Written exercise: Omit every picture, and retype the lines that run from the beginning of the data below through the line containing "import plotly.graph_objects as go", inclusive.

====== Dataset extract

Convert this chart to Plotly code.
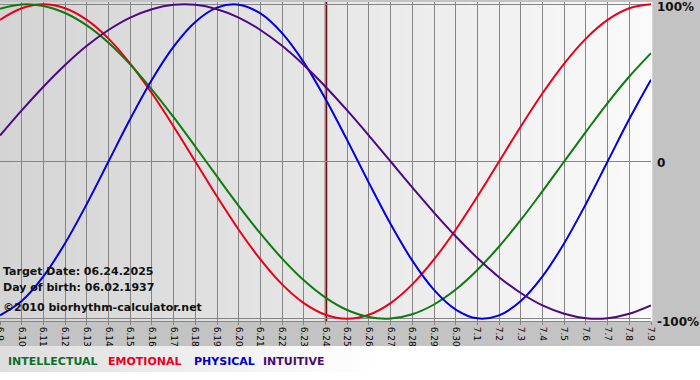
import plotly.graph_objects as go

# ---- data ----
dates = ["6.9", "6.10", "6.11", "6.12", "6.13", "6.14", "6.15", "6.16", "6.17", "6.18",
         "6.19", "6.20", "6.21", "6.22", "6.23", "6.24", "6.25", "6.26", "6.27", "6.28",
         "6.29", "6.30", "7.1", "7.2", "7.3", "7.4", "7.5", "7.6", "7.7", "7.8", "7.9"]

intellectual = [97.2, 99.9, 99.0, 94.5, 86.6, 75.6, 61.8, 45.8, 28.2, 9.5, -9.5, -28.2,
                -45.8, -61.8, -75.6, -86.6, -94.5, -99.0, -99.9, -97.2, -91.0, -81.5,
                -69.0, -54.1, -37.2, -18.9, 0.0, 18.9, 37.2, 54.1, 69.0]
emotional = [90.1, 97.5, 100.0, 97.5, 90.1, 78.2, 62.3, 43.4, 22.3, 0.0, -22.3, -43.4,
             -62.3, -78.2, -90.1, -97.5, -100.0, -97.5, -90.1, -78.2, -62.3, -43.4,
             -22.3, 0.0, 22.3, 43.4, 62.3, 78.2, 90.1, 97.5, 100.0]
physical = [-97.9, -88.8, -73.1, -52.0, -27.0, 0.0, 27.0, 52.0, 73.1, 88.8, 97.9, 99.8,
            94.2, 81.7, 63.1, 39.8, 13.6, -13.6, -39.8, -63.1, -81.7, -94.2, -99.8,
            -97.9, -88.8, -73.1, -52.0, -27.0, 0.0, 27.0, 52.0]
intuitive = [16.5, 32.5, 47.6, 61.4, 73.6, 83.7, 91.6, 96.9, 99.7, 99.7, 96.9, 91.6,
             83.7, 73.6, 61.4, 47.6, 32.5, 16.5, 0.0, -16.5, -32.5, -47.6, -61.4,
             -73.6, -83.7, -91.6, -96.9, -99.7, -99.7, -96.9, -91.6]

target_date = "6.24"
y_ticks = [-100, 0, 100]
y_tick_labels = ["-100%", "0", "100%"]
info_lines = ["Target Date: 06.24.2025", "Day of birth: 06.02.1937",
              "\u00a92010 biorhythm-calculator.net"]
legend_names = ["INTELLECTUAL", "EMOTIONAL", "PHYSICAL", "INTUITIVE"]

# ---- styles ----
colors = {"INTELLECTUAL": "#0f7a0f", "EMOTIONAL": "#e8001a",
          "PHYSICAL": "#0000e0", "INTUITIVE": "#4b0a82"}
legend_colors = {"INTELLECTUAL": "#0f6e2a", "EMOTIONAL": "#e8001a",
                 "PHYSICAL": "#0000cc", "INTUITIVE": "#4b0a6e"}
W, H = 700, 380
T, B, L, R = 2, 59, 0, 49
plot_h = H - T - B
plot_w = W - L - R

def py(px):  # pixel row -> paper y
    return (H - B - px) / plot_h

def pxx(px):  # pixel column -> paper x
    return (px - L) / plot_w

fig = go.Figure()
series = [("EMOTIONAL", emotional), ("INTELLECTUAL", intellectual),
          ("PHYSICAL", physical), ("INTUITIVE", intuitive)]
for name, vals in series:
    fig.add_trace(go.Scatter(x=dates, y=vals, mode="lines", name=name,
                             line=dict(color=colors[name], width=2, shape="spline"),
                             showlegend=False, hoverinfo="skip"))

shapes = []
# plot background gradient (left gray -> right near-white)
n = 60
c0, c1 = (212, 212, 212), (250, 250, 250)
for i in range(n):
    t = i / (n - 1)
    c = tuple(round(c0[k] + (c1[k] - c0[k]) * t) for k in range(3))
    shapes.append(dict(type="rect", xref="paper", yref="paper",
                       x0=i / n, x1=(i + 1) / n + 0.002, y0=0, y1=1,
                       fillcolor="rgb(%d,%d,%d)" % c, line=dict(width=0), layer="below"))
# legend strip gradient
m = 40
s0, s1 = (222, 222, 222), (255, 255, 255)
for i in range(m):
    t = i / (m - 1)
    c = tuple(round(s0[k] + (s1[k] - s0[k]) * t) for k in range(3))
    shapes.append(dict(type="rect", xref="paper", yref="paper",
                       x0=pxx(i / m * 380), x1=pxx((i + 1) / m * 380 + 1),
                       y0=py(372), y1=py(346),
                       fillcolor="rgb(%d,%d,%d)" % c, line=dict(width=0), layer="below"))
shapes.append(dict(type="rect", xref="paper", yref="paper",
                   x0=pxx(380), x1=pxx(700), y0=py(372), y1=py(346),
                   fillcolor="#ffffff", line=dict(width=0), layer="below"))
shapes.append(dict(type="rect", xref="paper", yref="paper",
                   x0=0, x1=pxx(700), y0=py(381), y1=py(372),
                   fillcolor="#ffffff", line=dict(width=0), layer="below"))
# target date marker
ti = dates.index(target_date)
shapes.append(dict(type="line", xref="x", yref="paper", x0=ti, x1=ti,
                   x0shift=0.023, x1shift=0.023,
                   y0=0, y1=1, line=dict(color="#6a1010", width=2.5), layer="between"))

annotations = []
for i, txt in enumerate(info_lines):
    ypx = [271, 287, 307][i]
    annotations.append(dict(text="<b>%s</b>" % txt, xref="paper", yref="paper",
                            x=pxx(1), y=py(ypx), xanchor="left", yanchor="middle",
                            showarrow=False, font=dict(family="DejaVu Sans", size=11, color="#111111")))
legend_x = [6, 106, 192, 261]
for name, xpx in zip(legend_names, legend_x):
    annotations.append(dict(text="<b>%s</b>" % name, xref="paper", yref="paper",
                            x=pxx(xpx), y=py(361), xanchor="left", yanchor="middle",
                            showarrow=False,
                            font=dict(family="DejaVu Sans", size=11, color=legend_colors[name])))
# right-hand percentage labels
for v, lab in zip(y_ticks, y_tick_labels):
    annotations.append(dict(text="<b>%s</b>" % lab, xref="paper", yref="y",
                            x=pxx(655), y=v, xanchor="left", yanchor="middle",
                            yshift=-3 if v != 0 else -1, showarrow=False,
                            font=dict(family="DejaVu Sans", size=12, color="#111111")))

fig.update_layout(
    width=W, height=H, margin=dict(l=L, r=R, t=T, b=B, autoexpand=False),
    paper_bgcolor="#c3c3c3", plot_bgcolor="rgba(0,0,0,0)",
    shapes=shapes, annotations=annotations,
    xaxis=dict(type="category", range=[0, 30], showgrid=True, gridcolor="#858585",
               gridwidth=1, tickangle=90, ticks="outside", ticklen=3, tickcolor="#858585",
               tickfont=dict(family="DejaVu Sans", size=9, color="#000000"),
               showline=True, linecolor="#858585", linewidth=1, zeroline=False,
               automargin=False, fixedrange=True),
    yaxis=dict(range=[-101.5, 101.5], tickvals=y_ticks, showticklabels=False,
               showgrid=True, gridcolor="#858585", gridwidth=1, zeroline=False,
               ticks="", automargin=False, showline=False, fixedrange=True),
)

fig.write_html("out.html", config={"displayModeBar": False},
               post_script="document.body.style.margin='0';document.body.style.padding='0';")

============

Full solution:
Convert this chart to Plotly code.
import plotly.graph_objects as go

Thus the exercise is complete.